Conclusões e perspectivas
Os achados deste estudo desafiam a recomendação tradicional de interromper a metformina em pacientes com DRC avançada, sugerindo que a continuação da terapia pode estar associada a maior sobrevida sem aumentar o risco cardiovascular.
A relevância desses achados para a realidade brasileira é grande. O acesso à metformina é amplo no SUS e sua descontinuação desnecessária pode levar à substituição por hipoglicemiantes com tratamentos mais complexos, como insulinoterapia, além de desencadear primariamente um certo desequilíbrio no controle glicêmico. Lembrando o fato de que em nosso país enfrentamos restrições no acesso a terapias mais caras, como inibidores de SGLT2 e agonistas de GLP-1, a manutenção da metformina pode representar uma estratégia custo-efetiva para melhorar a sobrevida dos pacientes com DRC estágio IV minimizando complicações sem aumentar custos ao sistema de saúde.

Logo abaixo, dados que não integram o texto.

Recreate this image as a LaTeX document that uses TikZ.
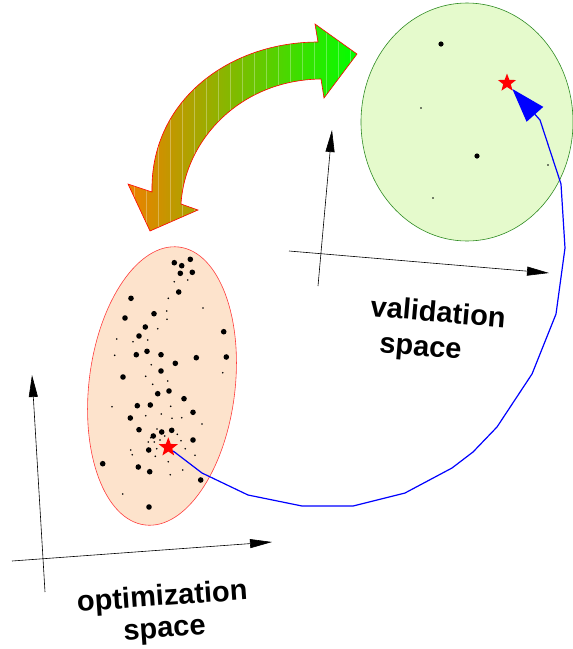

Contudo, vale lembrar que, apesar de se tratar de um target trial, tais dados ainda advém de um estudo observacional realizado em base de dados de apenas um país e, portanto, ensaios clínicos randomizados de fato são necessários para confirmar esses achados e definir protocolos mais seguros para o uso prolongado da metformina na DRC avançada. Mas fica a pulga atrás da orelha tanto para considerarmos a individualização do tratamento em casos em que o uso da metformina nessa população possa ser mais seguro e monitorável como para continuar as investigações sobre o tema.